Brief
Restate, exactly and without pictures, the lines from the start of the listing below through the line holding "140, 145, 150];".
>> Begin
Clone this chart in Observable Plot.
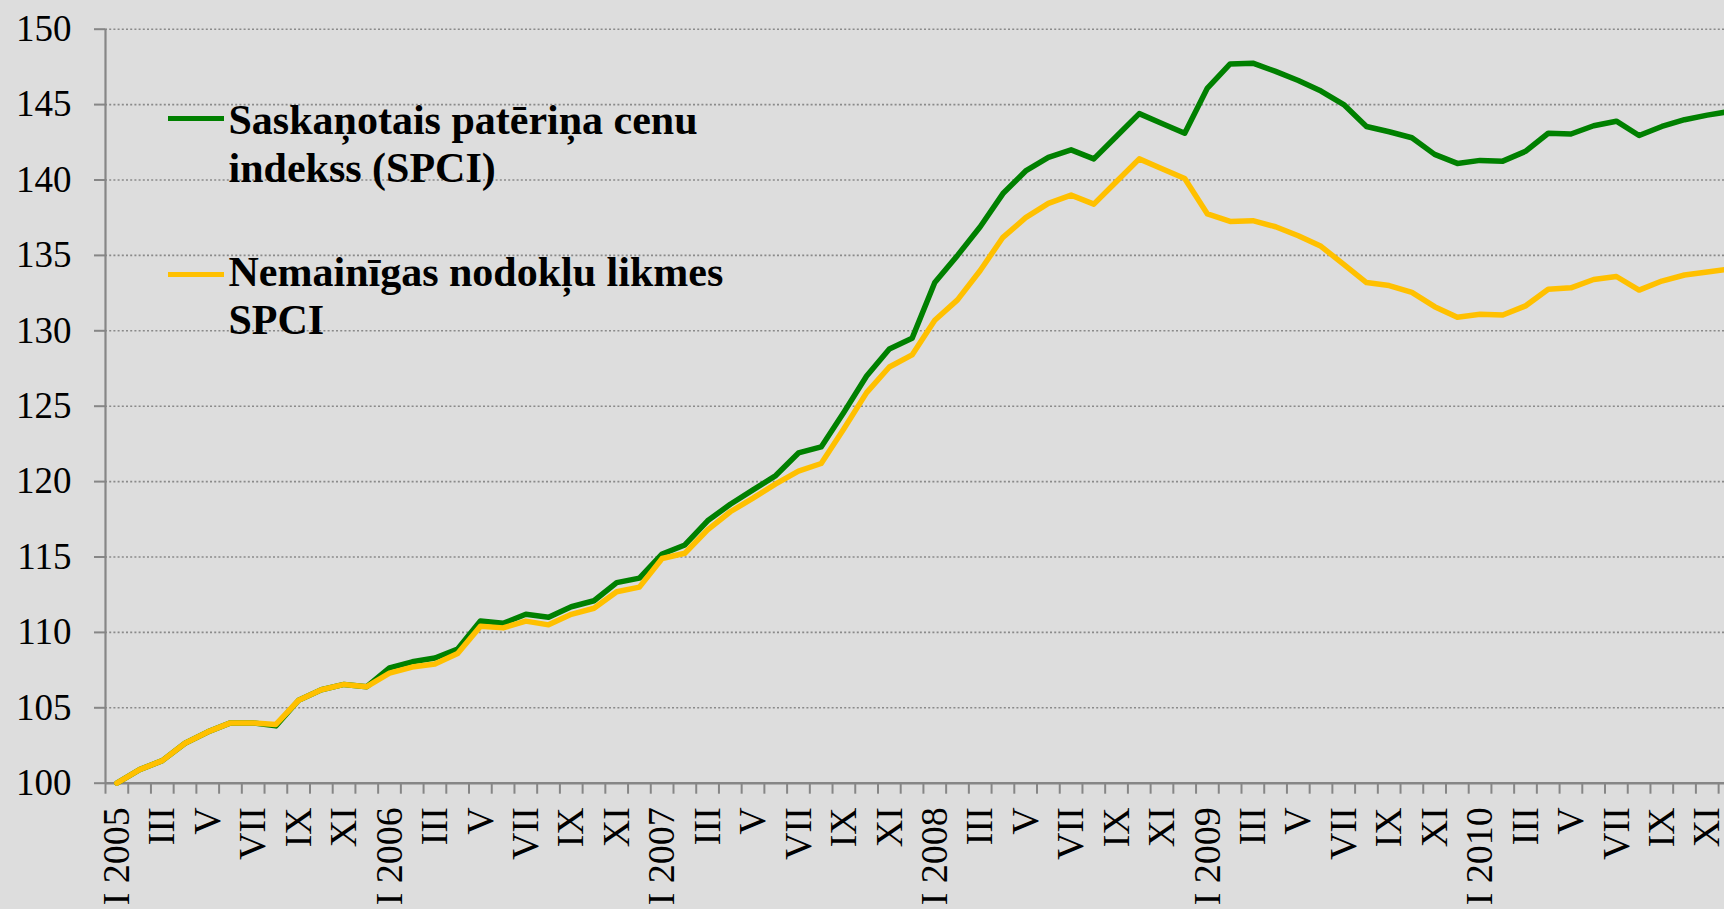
<!DOCTYPE html>
<html>
<head>
<meta charset="utf-8">
<script src="https://cdn.jsdelivr.net/npm/d3@7"></script>
<script src="https://cdn.jsdelivr.net/npm/@observablehq/plot@0.6"></script>
<style>
  html, body { margin: 0; padding: 0; background: #dddddd; overflow: hidden; }
  #wrap { position: relative; width: 1724px; height: 909px; }
  .leg { position: absolute; font-family: "Liberation Serif", "Times New Roman", serif; font-weight: bold; font-size: 42px; line-height: 47.7px; color: #000; white-space: nowrap; }
  .sw { position: absolute; width: 56px; height: 5px; }
</style>
</head>
<body>
<div id="wrap"></div>
<script>
// ---- data ----
const years = [2005, 2006, 2007, 2008, 2009, 2010];
const romanMonths = ["I", "II", "III", "IV", "V", "VI", "VII", "VIII", "IX", "X", "XI", "XII"];
const yTicks = [100, 105, 110, 115, 120, 125, 130, 135, 140, 145, 150];

// Saskaņotais patēriņa cenu indekss (SPCI), I 2005 = 100
const spci = [
  100.0, 100.9, 101.5, 102.65, 103.4, 104.0, 104.0, 103.8, 105.5, 106.2, 106.55, 106.4,
  107.65, 108.05, 108.3, 108.9, 110.75, 110.6, 111.2, 111.0, 111.7, 112.1, 113.3, 113.6,
  115.2, 115.8, 117.4, 118.5, 119.45, 120.4, 121.9, 122.3, 124.6, 127.0, 128.8, 129.5,
  133.2, 135.0, 136.9, 139.1, 140.6, 141.5, 142.0, 141.4, 142.9, 144.4, 143.75, 143.1,
  146.1, 147.7, 147.75, 147.2, 146.6, 145.9, 145.0, 143.55, 143.2, 142.8, 141.7, 141.1,
  141.3, 141.25, 141.9, 143.1, 143.05, 143.6, 143.9, 142.95, 143.55, 144.0, 144.3, 144.55
];
// Nemainīgas nodokļu likmes SPCI
const spciConstTax = [
  100.0, 100.9, 101.5, 102.65, 103.4, 104.0, 104.0, 103.9, 105.5, 106.2, 106.55, 106.4,
  107.3, 107.7, 107.9, 108.6, 110.4, 110.3, 110.75, 110.5, 111.2, 111.6, 112.7, 113.0,
  114.9, 115.25, 116.8, 118.0, 118.9, 119.85, 120.7, 121.2, 123.5, 125.9, 127.6, 128.4,
  130.7, 132.05, 134.0, 136.2, 137.5, 138.45, 139.0, 138.4, 139.9, 141.4, 140.75, 140.1,
  137.75, 137.25, 137.3, 136.9, 136.3, 135.6, 134.4, 133.2, 133.0, 132.55, 131.6, 130.9,
  131.1, 131.05, 131.65, 132.75, 132.85, 133.4, 133.6, 132.7, 133.3, 133.7, 133.9, 134.1
];
const seriesNames = ["Saskaņotais patēriņa cenu indekss (SPCI)", "Nemainīgas nodokļu likmes SPCI"];
const seriesColors = ["#008000", "#FFC000"];

// ---- derived ----
const monthLabels = years.flatMap(y => romanMonths.map((m, j) => j === 0 ? `${m} ${y}` : m));
const n = monthLabels.length;
const idx = d3.range(n);
const labelIdx = idx.filter(i => i % 2 === 0);
const boundaries = d3.range(n + 1).map(i => i - 0.5);

const axisColor = "#868686";
const band = 22.72;
const x0 = 105;

const chart = Plot.plot({
  width: 1724,
  height: 909,
  marginLeft: x0,
  marginRight: 0,
  marginTop: 28.7,
  marginBottom: 126.3,
  style: { background: "#dddddd", fontFamily: "Liberation Serif, Times New Roman, serif", color: "#000", overflow: "hidden" },
  x: { type: "linear", domain: [-0.5, n - 0.5], range: [x0, x0 + n * band] },
  y: { domain: [100, 150] },
  marks: [
    Plot.gridY(yTicks.filter(t => t > 100), { stroke: "#8a8a8a", strokeOpacity: 1, strokeWidth: 1.6, strokeDasharray: "2,2.2" }),
    Plot.axisY(yTicks, { tickSize: 11, tickPadding: 23, fontSize: 37, stroke: axisColor, strokeWidth: 2, label: null, tickFormat: d => String(d) }),
    Plot.axisX(boundaries, { tickSize: 11, tickFormat: () => "", stroke: axisColor, strokeWidth: 2, label: null }),
    Plot.axisX(labelIdx, { tickSize: 0, tickPadding: 24, tickRotate: -90, fontSize: 38, tickFormat: i => monthLabels[i], label: null }),
    Plot.ruleX([-0.5], { stroke: axisColor, strokeWidth: 2.2 }),
    Plot.ruleY([100], { stroke: axisColor, strokeWidth: 2.5 }),
    Plot.line(idx, { x: i => i, y: i => spci[i], stroke: seriesColors[0], strokeWidth: 5.5, strokeLinejoin: "round" }),
    Plot.line(idx, { x: i => i, y: i => spciConstTax[i], stroke: seriesColors[1], strokeWidth: 5.5, strokeLinejoin: "round" })
  ]
});

const wrap = document.getElementById("wrap");
wrap.appendChild(chart);

// legend (HTML overlay)
const legendEntries = [
  { lines: ["Saskaņotais patēriņa cenu", "indekss (SPCI)"], color: seriesColors[0], lineY: 118, top: 97 },
  { lines: ["Nemainīgas nodokļu likmes", "SPCI"], color: seriesColors[1], lineY: 274, top: 249 }
];
legendEntries.forEach(e => {
  const sw = document.createElement("div");
  sw.className = "sw";
  sw.style.left = "168px";
  sw.style.top = (e.lineY - 2.5) + "px";
  sw.style.background = e.color;
  wrap.appendChild(sw);
  const t = document.createElement("div");
  t.className = "leg";
  t.style.left = "228.5px";
  t.style.top = e.top + "px";
  t.innerHTML = e.lines.join("<br>");
  wrap.appendChild(t);
});
</script>
</body>
</html>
>> End
Task answer
Clone this chart in Observable Plot.
<!DOCTYPE html>
<html>
<head>
<meta charset="utf-8">
<script src="https://cdn.jsdelivr.net/npm/d3@7"></script>
<script src="https://cdn.jsdelivr.net/npm/@observablehq/plot@0.6"></script>
<style>
  html, body { margin: 0; padding: 0; background: #dddddd; overflow: hidden; }
  #wrap { position: relative; width: 1724px; height: 909px; }
  .leg { position: absolute; font-family: "Liberation Serif", "Times New Roman", serif; font-weight: bold; font-size: 42px; line-height: 47.7px; color: #000; white-space: nowrap; }
  .sw { position: absolute; width: 56px; height: 5px; }
</style>
</head>
<body>
<div id="wrap"></div>
<script>
// ---- data ----
const years = [2005, 2006, 2007, 2008, 2009, 2010];
const romanMonths = ["I", "II", "III", "IV", "V", "VI", "VII", "VIII", "IX", "X", "XI", "XII"];
const yTicks = [100, 105, 110, 115, 120, 125, 130, 135, 140, 145, 150];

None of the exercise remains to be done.